Louis is then introduced the practice of "gunning" where inmates masturbate at female guards as they walk by. One gold toothed guy calmly explains
"People done be down 3 or 4 or 5 years without seeing a woman so I guess that's their way of getting off"
As if to emphasise the point one of the inmates starts wanking in front of the camera. Later, another inmate notorious as a habitual masturbator is asked why he doesn't feel any embarrassment for his degrading behaviour.
"You know what I be tellin 'em? Eat it up of write it up"

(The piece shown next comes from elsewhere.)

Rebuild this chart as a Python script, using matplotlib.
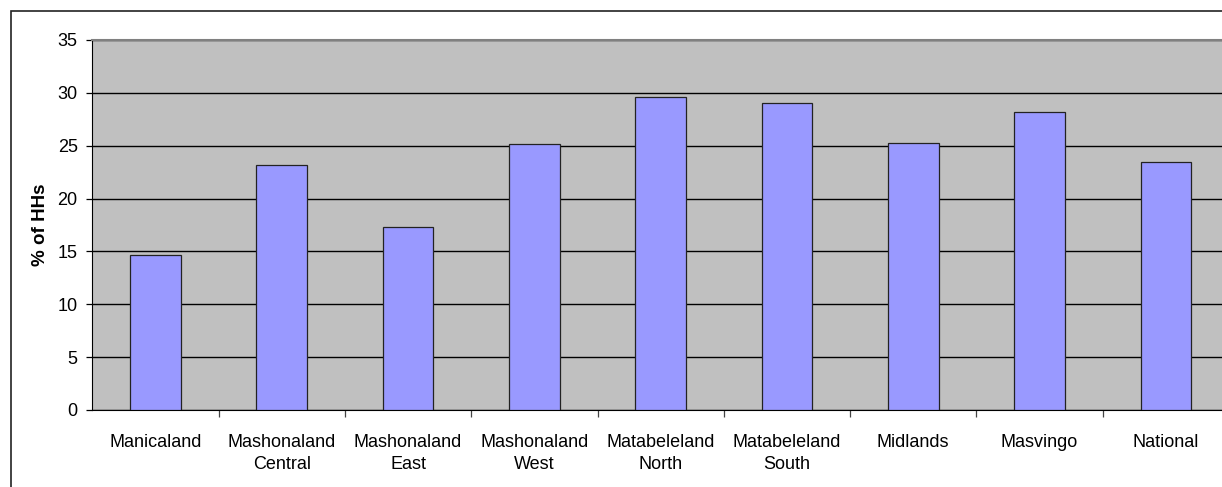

Louis then gets the rare opportunity to go inside one of the cells. In his unassuming style and with a "how do you do?" Louis instantly becomes the wettest guy ever to set foot inside the cell. He talks to the leader Rodney and asks him what would happen to him if ended up in a cell for real. Rodney's posse fall about laughing
"They would just slap the shit out of you. Nigga might just hang out on you. They will party on you...oh man"
It is made increasingly clear that as Louis is more Cambridge then Compton he is likely to get stomped big time.
At times the documentary plays out like some gruesome David Attenborough piece about predatory hyenas or some low budget sci-fi version of No Escape with inmates left to run wild with self-made rules that would qualify as "meaningless savagery" in the outside world.
A culture of fighting is the norm and the prison guards don't seem to do much about it. When Louis questions the head guard his response is somewhat defensive.
“Do you by chance have $600m in your back pocket? That’s what its going to cost to build a state-of-the-art facility. We have to make do with what we have.”
In
The House of the Dead Dostoyevsky said:
"The degree of civilization in a society can be judged by entering the prisons"
On this evidence America has more in common with Zimbabwe then it does with the rest of the "free world".